A charity that very efficiently promoted beauty and justice, but only inefficiently produced happiness, would probably not be considered an EA organization. A while ago I suggested to [one of the leaders of the Center for Effective Altruism] the creation of a charity to promote promise-keeping. I didn't claim such a charity would be an optimal way of promoting happiness, and to them, this was sufficient to show 1) that it was not EA - and hence 2) inferior to EA things.
Such thinking involves either a equivocation or a concealed premise. If 'EA' is interpreted literally, so 'the primary/driving goal is to help others', then something not being EA is insufficient for it to not be the best thing you could do - there is more to ethics and the good, than altruism and promoting welfare.
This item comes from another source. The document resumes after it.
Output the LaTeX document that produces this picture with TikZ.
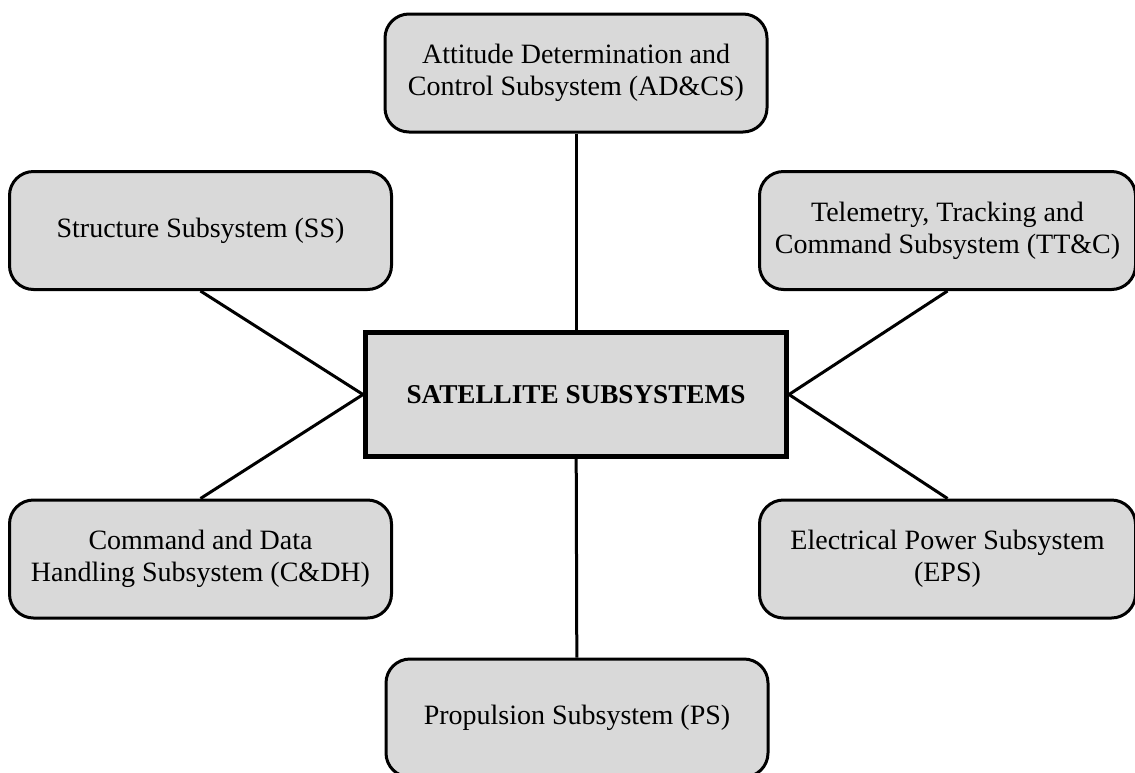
\documentclass[tikz,border=0pt]{standalone}
\usepackage{fontspec}
\setmainfont{Liberation Serif}
\definecolor{boxgray}{RGB}{217,217,217}

\begin{document}
\begin{tikzpicture}[
    x=0.5pt, y=-0.5pt,
    line width=1.5pt,
    every node/.style={font=\fontsize{14}{16}\selectfont},
    hub/.style={draw, rectangle, fill=boxgray, line width=2.5pt, align=center, minimum width=210.5pt, minimum height=62pt, font=\fontsize{13.6}{16}\selectfont\bfseries},
    sub/.style={draw, rectangle, rounded corners=12pt, fill=boxgray, align=center, minimum width=191pt, minimum height=59pt}
]
\useasboundingbox (0,0) rectangle (1135,772);
\node[hub] (sat) at (576,394.5) {SATELLITE SUBSYSTEMS};
\node[sub] (adcs) at (576,73) {Attitude Determination and\\Control Subsystem (AD\&CS)};
\node[sub] (ss) at (200.5,230.5) {Structure Subsystem (SS)};
\node[sub, minimum width=188pt] (ttc) at (947.5,230.5) {Telemetry, Tracking and\\Command Subsystem (TT\&C)};
\node[sub] (cdh) at (200.5,559) {Command and Data\\Handling Subsystem (C\&DH)};
\node[sub, minimum width=188pt] (eps) at (947.5,559) {Electrical Power Subsystem\\(EPS)};
\node[sub] (ps) at (577,718) {Propulsion Subsystem (PS)};
\draw (adcs) -- (sat);
\draw (sat) -- (ps);
\draw (ss.south) -- (sat.west);
\draw (cdh.north) -- (sat.west);
\draw (ttc.south) -- (sat.east);
\draw (eps.north) -- (sat.east);
\end{tikzpicture}
\end{document}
Failure to promote one dimension of the good doesn't mean you're not the optimal way of promoting their sum. On the other hand, if 'EA' is interpreted broadly, as being concerned with 'happiness, health, justice, fairness and/or other values', then merely failing to promote welfare/happiness does not mean a cause is not EA. Much EA discussion, like on the popular facebook group, equivocates between these two meanings.*
...Unless one thought that helping people was all their was to ethics, in which case this is not equivocation. As virtually all of CEA's leaders are utilitarians, it is plausible that is was the concealed premise in their argument. In this case, there is no equivocation, but a different logical fallacy, that of an omitted premise, has been committed. And we should be just as wary as in the case of equivocation.
Unfortunately, utilitarianism is false, or at least not obviously true. Something can be the morally best thing to do, while not being EA. Just because some utilitarians have popularized a term which cleverly equivocates between "promotes welfare" and "is the best thing" does not mean we should be taken in. Every fashionable ideology likes to blurr the lines between its goals and its methods (is Socialism about helping the working man or about state ownership of industry? is libertarianism about freedom or low taxes?) in order to make people who agree with the goals forget that there might be other means of achieving them.
There are two options: recognize 'EA' as referring to only a subset of morality, or recognize as 'EA' actions and organizations that are ethical through ways other than producing welfare/happiness.
* Yes, one might say that promoting X's honor thereby helped X, and thus there was no distinction. However, I think people who make this argument in theory are unlikely to observe it in practice - I doubt that there will be an EA organisation dedicated to pure retribution, even if it was both extremely cheap to promote and a part of ethics.